A little over a month ago, I saw this embroidered snippet of poetry on Cornflower Blue and instantaneously thought I need to learn how to embroider so I can embroider poetry on my jeans. It feels that way, anyway. I was thinking of learning before that, but I'm pretty sure it had never occurred to me before that there was a way of getting words onto my clothes with thread. I know. Pretty slow of me.

Well, by the end of March, with several days to spare before the beginning of National Poetry Month, I'd finished this:





"I have heard the mermaids singing," a snippet from The Love Song of J. Alfred Prufrock by T. S. Eliot, which has long been a favorite poem of mine. Now, it's on. my. jeans. I can't get over how cool I feel.
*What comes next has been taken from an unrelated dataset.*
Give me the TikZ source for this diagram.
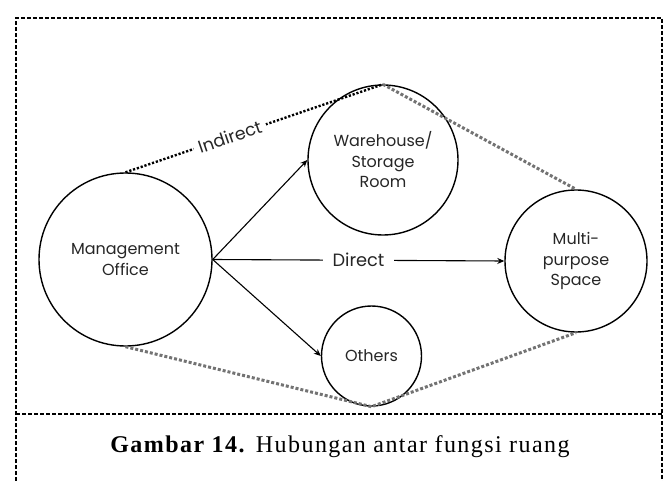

As is usual for me, the desire for the finished product sparked learning a new process, and truly, I didn't know how to do anything but the occasional running stitch or wonky back stitch before I decided to do this. I began by requesting several library books, and the first stitch I practiced was chain stitch, by embroidering a purple spiral onto a scrap piece of patterned denim to make a patch (for the opposite knee of these same jeans; they're a bit bohemian by this point!). I practiced outline stitch for lettering and decided it was too bulky for my liking, then backstitched a line of poetry from e. e. cummings onto a piece of linen:



The sea star is printed with acrylic from a hand-carved stamp and outlined in chain stitch, and I still haven't decided what to do with this. By this point I'd decided that, at least for now, I'm better off printing the text on the computer instead of trying to embroider my own handwriting. (That's Bradley Hand ITC.)

And yet, when it came time to do the jeans, I tried to do my own handwriting again, because it's impossible to trace through denim. It was also impossible to see anything I tried to write on denim, no matter what method I tried, so I ended up printing from the computer, tracing onto tear-away interfacing, and embroidering through both (ie, this method from Sublime Stitching). Then when I finished I sat there and picked away itty bitty pieces of stabilizer with a pair of tweezers, and it was so, so worth it. I am so enthralled with the poetry on my jeans. (It runs down the outside of my right leg, by the way, from just below the knee to just above the cuff.)

I don't think I'm done with embroidering poetry. I'm definitely not done with embroidery itself; I've fallen down that rabbit hole big time. Would you ever embroider poetry on your clothing? If so, what?

1 comment:

Anonymous said...

i love love love this idea! I really do. I hadn't thought through the process though and had imagined you just did it right onto the fabric. Tear away paper? Wow. Anyway, well done and I think the time for me to learn is approaching!